- Work instructions -
Repeat the entries below exactly as they appear, with no pictures.

- Listing -
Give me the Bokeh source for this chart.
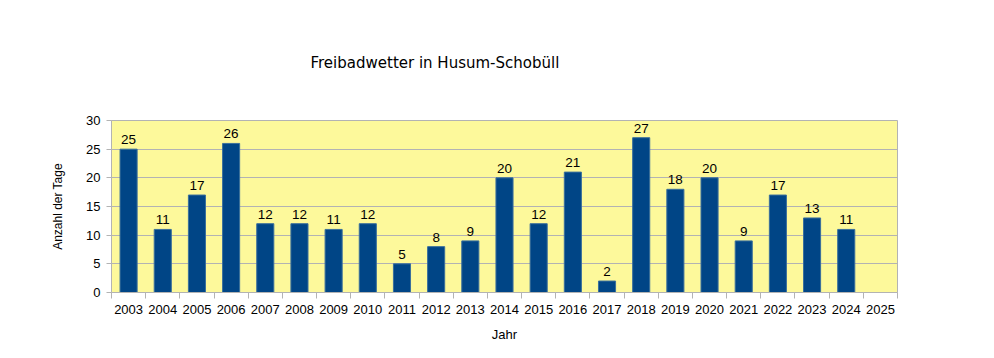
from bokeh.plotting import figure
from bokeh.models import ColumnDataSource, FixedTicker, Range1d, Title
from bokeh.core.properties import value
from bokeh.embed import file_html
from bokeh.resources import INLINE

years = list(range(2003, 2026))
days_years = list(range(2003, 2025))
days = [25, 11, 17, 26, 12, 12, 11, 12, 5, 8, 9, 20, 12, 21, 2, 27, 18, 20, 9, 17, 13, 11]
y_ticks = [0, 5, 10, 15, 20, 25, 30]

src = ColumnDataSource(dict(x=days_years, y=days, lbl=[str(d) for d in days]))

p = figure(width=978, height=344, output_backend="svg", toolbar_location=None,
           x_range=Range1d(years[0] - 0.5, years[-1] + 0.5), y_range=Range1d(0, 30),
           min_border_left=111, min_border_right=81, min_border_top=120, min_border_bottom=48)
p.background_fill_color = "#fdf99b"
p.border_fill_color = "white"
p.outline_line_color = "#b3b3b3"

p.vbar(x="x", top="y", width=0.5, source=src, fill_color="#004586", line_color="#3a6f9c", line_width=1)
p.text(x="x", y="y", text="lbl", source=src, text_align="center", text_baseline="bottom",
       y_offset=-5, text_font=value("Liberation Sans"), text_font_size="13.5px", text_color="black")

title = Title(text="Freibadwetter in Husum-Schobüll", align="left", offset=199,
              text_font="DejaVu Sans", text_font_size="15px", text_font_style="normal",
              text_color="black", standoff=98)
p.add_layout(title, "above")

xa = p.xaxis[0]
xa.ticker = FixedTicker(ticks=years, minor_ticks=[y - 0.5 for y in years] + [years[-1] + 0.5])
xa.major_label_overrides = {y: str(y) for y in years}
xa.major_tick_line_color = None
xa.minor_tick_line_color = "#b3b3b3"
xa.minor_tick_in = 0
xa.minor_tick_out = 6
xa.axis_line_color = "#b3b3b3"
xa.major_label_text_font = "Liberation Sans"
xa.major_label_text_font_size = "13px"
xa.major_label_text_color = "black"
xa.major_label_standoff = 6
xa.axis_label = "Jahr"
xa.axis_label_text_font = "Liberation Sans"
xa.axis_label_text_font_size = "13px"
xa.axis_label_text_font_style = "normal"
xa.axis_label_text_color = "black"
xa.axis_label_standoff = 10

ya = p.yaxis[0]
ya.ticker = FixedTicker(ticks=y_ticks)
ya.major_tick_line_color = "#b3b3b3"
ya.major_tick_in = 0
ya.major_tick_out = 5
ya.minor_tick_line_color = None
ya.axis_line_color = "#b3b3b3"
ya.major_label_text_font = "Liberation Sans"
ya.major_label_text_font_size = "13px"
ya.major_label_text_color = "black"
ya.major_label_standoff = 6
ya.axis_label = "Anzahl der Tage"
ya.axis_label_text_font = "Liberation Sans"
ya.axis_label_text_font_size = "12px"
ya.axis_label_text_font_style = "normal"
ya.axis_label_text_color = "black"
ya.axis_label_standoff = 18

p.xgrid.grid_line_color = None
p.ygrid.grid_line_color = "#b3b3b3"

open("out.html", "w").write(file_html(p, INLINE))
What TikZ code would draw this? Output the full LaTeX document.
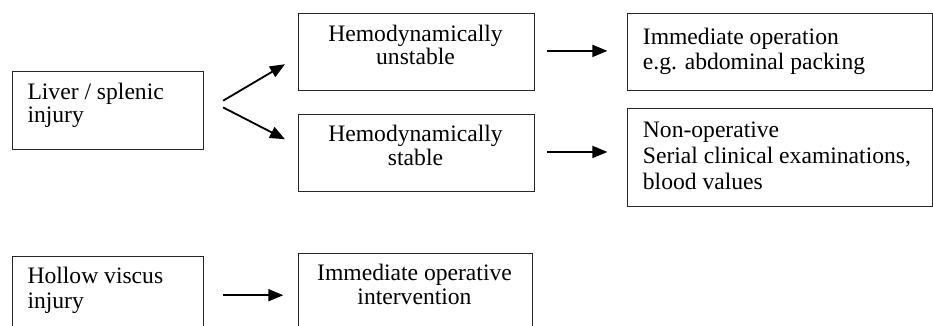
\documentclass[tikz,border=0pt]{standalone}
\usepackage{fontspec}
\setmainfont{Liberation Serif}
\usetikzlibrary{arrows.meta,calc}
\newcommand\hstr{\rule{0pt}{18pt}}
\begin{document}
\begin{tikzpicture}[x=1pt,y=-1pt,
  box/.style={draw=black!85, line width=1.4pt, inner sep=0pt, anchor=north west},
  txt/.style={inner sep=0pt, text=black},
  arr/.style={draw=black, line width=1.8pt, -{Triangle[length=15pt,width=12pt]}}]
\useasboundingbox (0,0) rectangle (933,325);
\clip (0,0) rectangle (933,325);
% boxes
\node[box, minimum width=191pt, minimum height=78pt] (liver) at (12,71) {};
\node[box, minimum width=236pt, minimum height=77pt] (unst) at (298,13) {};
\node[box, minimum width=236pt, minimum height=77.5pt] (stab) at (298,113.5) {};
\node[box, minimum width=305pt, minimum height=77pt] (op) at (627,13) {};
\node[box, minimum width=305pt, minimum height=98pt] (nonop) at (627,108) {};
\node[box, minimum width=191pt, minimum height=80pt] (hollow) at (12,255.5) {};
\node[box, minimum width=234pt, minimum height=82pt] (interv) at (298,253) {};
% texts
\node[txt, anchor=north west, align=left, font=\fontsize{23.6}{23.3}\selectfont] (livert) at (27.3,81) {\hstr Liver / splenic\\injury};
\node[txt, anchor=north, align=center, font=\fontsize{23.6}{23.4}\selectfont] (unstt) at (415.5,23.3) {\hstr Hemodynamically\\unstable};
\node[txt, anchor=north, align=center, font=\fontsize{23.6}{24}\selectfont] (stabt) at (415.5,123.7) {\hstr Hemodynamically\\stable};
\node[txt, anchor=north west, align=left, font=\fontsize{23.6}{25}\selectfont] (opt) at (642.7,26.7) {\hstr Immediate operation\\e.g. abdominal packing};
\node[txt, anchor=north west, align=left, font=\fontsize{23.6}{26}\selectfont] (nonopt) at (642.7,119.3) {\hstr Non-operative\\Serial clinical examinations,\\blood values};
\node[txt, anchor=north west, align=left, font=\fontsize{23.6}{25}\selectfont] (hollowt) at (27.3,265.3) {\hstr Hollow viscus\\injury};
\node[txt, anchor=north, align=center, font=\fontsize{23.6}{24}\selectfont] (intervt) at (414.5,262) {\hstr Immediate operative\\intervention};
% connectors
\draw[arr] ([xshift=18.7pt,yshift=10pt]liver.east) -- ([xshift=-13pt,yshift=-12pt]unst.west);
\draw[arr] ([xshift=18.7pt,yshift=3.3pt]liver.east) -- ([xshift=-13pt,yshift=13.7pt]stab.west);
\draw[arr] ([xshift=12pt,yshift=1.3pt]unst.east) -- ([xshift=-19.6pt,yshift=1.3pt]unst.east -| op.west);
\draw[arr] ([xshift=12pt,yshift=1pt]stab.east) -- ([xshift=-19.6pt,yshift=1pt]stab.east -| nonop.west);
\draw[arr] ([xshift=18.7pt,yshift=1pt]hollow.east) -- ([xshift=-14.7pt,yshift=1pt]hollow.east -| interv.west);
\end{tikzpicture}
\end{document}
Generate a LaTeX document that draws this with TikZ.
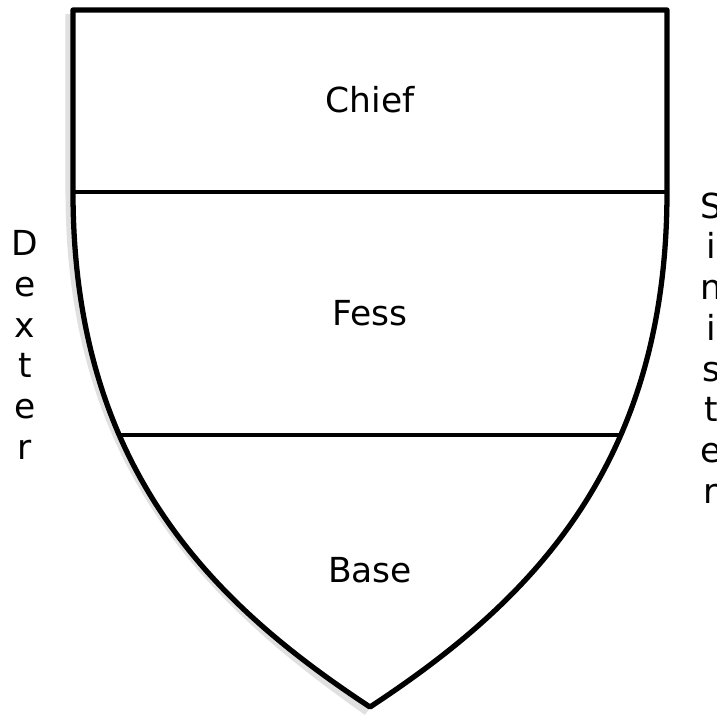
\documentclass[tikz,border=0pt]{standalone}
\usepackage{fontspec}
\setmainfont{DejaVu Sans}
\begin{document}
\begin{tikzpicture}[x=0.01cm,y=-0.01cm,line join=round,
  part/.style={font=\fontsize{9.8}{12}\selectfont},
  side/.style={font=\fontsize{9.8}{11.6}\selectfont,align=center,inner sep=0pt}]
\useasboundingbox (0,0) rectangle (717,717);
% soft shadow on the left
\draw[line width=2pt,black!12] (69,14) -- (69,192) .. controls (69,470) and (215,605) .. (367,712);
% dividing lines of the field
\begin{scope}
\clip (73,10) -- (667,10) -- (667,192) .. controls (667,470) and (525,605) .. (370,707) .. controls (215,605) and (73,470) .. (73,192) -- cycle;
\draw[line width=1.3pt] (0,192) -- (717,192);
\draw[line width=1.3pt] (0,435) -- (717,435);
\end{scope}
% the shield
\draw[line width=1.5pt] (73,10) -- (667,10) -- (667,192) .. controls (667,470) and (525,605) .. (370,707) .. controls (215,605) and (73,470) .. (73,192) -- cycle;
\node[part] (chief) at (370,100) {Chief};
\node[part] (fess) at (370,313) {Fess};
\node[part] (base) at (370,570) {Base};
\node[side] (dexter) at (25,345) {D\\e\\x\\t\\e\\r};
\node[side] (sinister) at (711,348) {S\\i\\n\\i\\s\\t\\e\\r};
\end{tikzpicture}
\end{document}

- Final answer -
Give me the Bokeh source for this chart.
from bokeh.plotting import figure
from bokeh.models import ColumnDataSource, FixedTicker, Range1d, Title
from bokeh.core.properties import value
from bokeh.embed import file_html
from bokeh.resources import INLINE

years = list(range(2003, 2026))
days_years = list(range(2003, 2025))
days = [25, 11, 17, 26, 12, 12, 11, 12, 5, 8, 9, 20, 12, 21, 2, 27, 18, 20, 9, 17, 13, 11]
y_ticks = [0, 5, 10, 15, 20, 25, 30]

src = ColumnDataSource(dict(x=days_years, y=days, lbl=[str(d) for d in days]))

p = figure(width=978, height=344, output_backend="svg", toolbar_location=None,
           x_range=Range1d(years[0] - 0.5, years[-1] + 0.5), y_range=Range1d(0, 30),
           min_border_left=111, min_border_right=81, min_border_top=120, min_border_bottom=48)
p.background_fill_color = "#fdf99b"
p.border_fill_color = "white"
p.outline_line_color = "#b3b3b3"

p.vbar(x="x", top="y", width=0.5, source=src, fill_color="#004586", line_color="#3a6f9c", line_width=1)
p.text(x="x", y="y", text="lbl", source=src, text_align="center", text_baseline="bottom",
       y_offset=-5, text_font=value("Liberation Sans"), text_font_size="13.5px", text_color="black")

title = Title(text="Freibadwetter in Husum-Schobüll", align="left", offset=199,
              text_font="DejaVu Sans", text_font_size="15px", text_font_style="normal",
              text_color="black", standoff=98)
p.add_layout(title, "above")

xa = p.xaxis[0]
xa.ticker = FixedTicker(ticks=years, minor_ticks=[y - 0.5 for y in years] + [years[-1] + 0.5])
xa.major_label_overrides = {y: str(y) for y in years}
xa.major_tick_line_color = None
xa.minor_tick_line_color = "#b3b3b3"
xa.minor_tick_in = 0
xa.minor_tick_out = 6
xa.axis_line_color = "#b3b3b3"
xa.major_label_text_font = "Liberation Sans"
xa.major_label_text_font_size = "13px"
xa.major_label_text_color = "black"
xa.major_label_standoff = 6
xa.axis_label = "Jahr"
xa.axis_label_text_font = "Liberation Sans"
xa.axis_label_text_font_size = "13px"
xa.axis_label_text_font_style = "normal"
xa.axis_label_text_color = "black"
xa.axis_label_standoff = 10

ya = p.yaxis[0]
ya.ticker = FixedTicker(ticks=y_ticks)
ya.major_tick_line_color = "#b3b3b3"
ya.major_tick_in = 0
ya.major_tick_out = 5
ya.minor_tick_line_color = None
ya.axis_line_color = "#b3b3b3"
ya.major_label_text_font = "Liberation Sans"
ya.major_label_text_font_size = "13px"
ya.major_label_text_color = "black"
ya.major_label_standoff = 6
ya.axis_label = "Anzahl der Tage"
ya.axis_label_text_font = "Liberation Sans"
ya.axis_label_text_font_size = "12px"
ya.axis_label_text_font_style = "normal"
ya.axis_label_text_color = "black"
ya.axis_label_standoff = 18

p.xgrid.grid_line_color = None
p.ygrid.grid_line_color = "#b3b3b3"

open("out.html", "w").write(file_html(p, INLINE))
What TikZ code would draw this? Output the full LaTeX document.
\documentclass[tikz,border=0pt]{standalone}
\usepackage{fontspec}
\setmainfont{Liberation Serif}
\usetikzlibrary{arrows.meta,calc}
\newcommand\hstr{\rule{0pt}{18pt}}
\begin{document}
\begin{tikzpicture}[x=1pt,y=-1pt,
  box/.style={draw=black!85, line width=1.4pt, inner sep=0pt, anchor=north west},
  txt/.style={inner sep=0pt, text=black},
  arr/.style={draw=black, line width=1.8pt, -{Triangle[length=15pt,width=12pt]}}]
\useasboundingbox (0,0) rectangle (933,325);
\clip (0,0) rectangle (933,325);
% boxes
\node[box, minimum width=191pt, minimum height=78pt] (liver) at (12,71) {};
\node[box, minimum width=236pt, minimum height=77pt] (unst) at (298,13) {};
\node[box, minimum width=236pt, minimum height=77.5pt] (stab) at (298,113.5) {};
\node[box, minimum width=305pt, minimum height=77pt] (op) at (627,13) {};
\node[box, minimum width=305pt, minimum height=98pt] (nonop) at (627,108) {};
\node[box, minimum width=191pt, minimum height=80pt] (hollow) at (12,255.5) {};
\node[box, minimum width=234pt, minimum height=82pt] (interv) at (298,253) {};
% texts
\node[txt, anchor=north west, align=left, font=\fontsize{23.6}{23.3}\selectfont] (livert) at (27.3,81) {\hstr Liver / splenic\\injury};
\node[txt, anchor=north, align=center, font=\fontsize{23.6}{23.4}\selectfont] (unstt) at (415.5,23.3) {\hstr Hemodynamically\\unstable};
\node[txt, anchor=north, align=center, font=\fontsize{23.6}{24}\selectfont] (stabt) at (415.5,123.7) {\hstr Hemodynamically\\stable};
\node[txt, anchor=north west, align=left, font=\fontsize{23.6}{25}\selectfont] (opt) at (642.7,26.7) {\hstr Immediate operation\\e.g. abdominal packing};
\node[txt, anchor=north west, align=left, font=\fontsize{23.6}{26}\selectfont] (nonopt) at (642.7,119.3) {\hstr Non-operative\\Serial clinical examinations,\\blood values};
\node[txt, anchor=north west, align=left, font=\fontsize{23.6}{25}\selectfont] (hollowt) at (27.3,265.3) {\hstr Hollow viscus\\injury};
\node[txt, anchor=north, align=center, font=\fontsize{23.6}{24}\selectfont] (intervt) at (414.5,262) {\hstr Immediate operative\\intervention};
% connectors
\draw[arr] ([xshift=18.7pt,yshift=10pt]liver.east) -- ([xshift=-13pt,yshift=-12pt]unst.west);
\draw[arr] ([xshift=18.7pt,yshift=3.3pt]liver.east) -- ([xshift=-13pt,yshift=13.7pt]stab.west);
\draw[arr] ([xshift=12pt,yshift=1.3pt]unst.east) -- ([xshift=-19.6pt,yshift=1.3pt]unst.east -| op.west);
\draw[arr] ([xshift=12pt,yshift=1pt]stab.east) -- ([xshift=-19.6pt,yshift=1pt]stab.east -| nonop.west);
\draw[arr] ([xshift=18.7pt,yshift=1pt]hollow.east) -- ([xshift=-14.7pt,yshift=1pt]hollow.east -| interv.west);
\end{tikzpicture}
\end{document}
Generate a LaTeX document that draws this with TikZ.
\documentclass[tikz,border=0pt]{standalone}
\usepackage{fontspec}
\setmainfont{DejaVu Sans}
\begin{document}
\begin{tikzpicture}[x=0.01cm,y=-0.01cm,line join=round,
  part/.style={font=\fontsize{9.8}{12}\selectfont},
  side/.style={font=\fontsize{9.8}{11.6}\selectfont,align=center,inner sep=0pt}]
\useasboundingbox (0,0) rectangle (717,717);
% soft shadow on the left
\draw[line width=2pt,black!12] (69,14) -- (69,192) .. controls (69,470) and (215,605) .. (367,712);
% dividing lines of the field
\begin{scope}
\clip (73,10) -- (667,10) -- (667,192) .. controls (667,470) and (525,605) .. (370,707) .. controls (215,605) and (73,470) .. (73,192) -- cycle;
\draw[line width=1.3pt] (0,192) -- (717,192);
\draw[line width=1.3pt] (0,435) -- (717,435);
\end{scope}
% the shield
\draw[line width=1.5pt] (73,10) -- (667,10) -- (667,192) .. controls (667,470) and (525,605) .. (370,707) .. controls (215,605) and (73,470) .. (73,192) -- cycle;
\node[part] (chief) at (370,100) {Chief};
\node[part] (fess) at (370,313) {Fess};
\node[part] (base) at (370,570) {Base};
\node[side] (dexter) at (25,345) {D\\e\\x\\t\\e\\r};
\node[side] (sinister) at (711,348) {S\\i\\n\\i\\s\\t\\e\\r};
\end{tikzpicture}
\end{document}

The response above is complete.